Ahh, I didn't say it isn't working, but I also didn't explicitly said that: when libomp+OMPT is built with clang on 32-bit ARM, all of OMPT test cases pass iff they are compiled with clang.
The problem is on 32-bit ARM and GCC.

Library built with: Clang  | GCC
Testing with:              |
Clang               works  | fails
GCC                 fails  | fails

I didn't get that the Clang interface doesn't work if compiled with GCC :-(

  • Generally return NULL on arm32, if level>0:

#define OMPT_GET_FRAME_ADDRESS(level) ((level==0)?__builtin_frame_address(level):NULL)

Why do these cases still exist, I though calling __builtin_frame_address with a level greater than 0 is undefined?

The tricky part for testing any of these changes is how NULL is printed :(
I would feel better if we could provide something like (~(0L)) for the case where the frame address cannot be determined.

The spec says the runtime should return NULL in that case, there isn't much we can about that (except changing the spec).

I suspect proposed change in kmp_gsupport.cpp might of confused you (as I check only for arch but not for the compiler).
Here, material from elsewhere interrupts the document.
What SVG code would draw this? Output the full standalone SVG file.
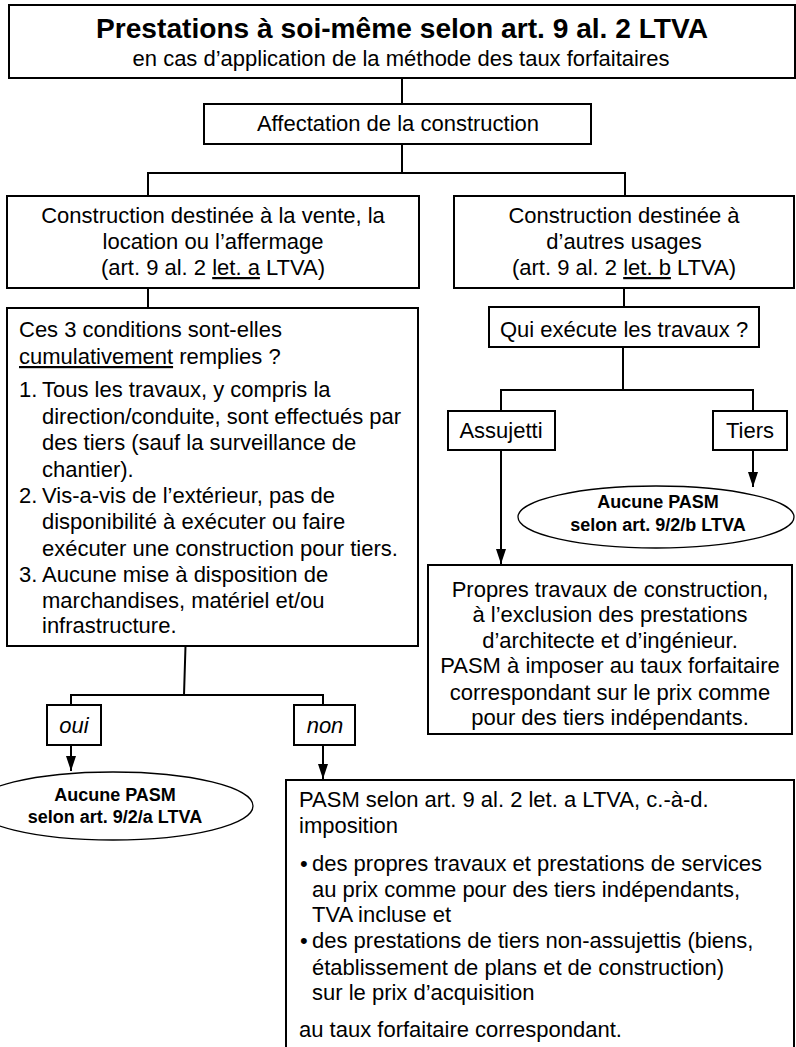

Note that gsupport (GOMP interface for libomp) must be compatible with what GCC-compiled programs do, otherwise compiling libomp with clang and running test cases compiled with GCC would lead to confusing inconsistency.

Ah, I think I understand your plan now.

A problem is, that the implementation of the gomp interface is inconsistent. Some of the functions call kmp entry points, some call the internal implementation.
In the kmp entry point function we cannot distinguish, whether we come from gomp or the application. Therefore we check for frame==NULL and assign the frame address if not set. This assumes that the gomp function already set the frame address if this was the way to enter the runtime.

This could actually already happen here: __builtin_frame_address(1) returns NULL in the gomp-parallel-begin-function (because the frame address could not be determined), then the value is assigned in the kmp-parallel-begin-function (this time the address can be determined, because it is within the runtime library).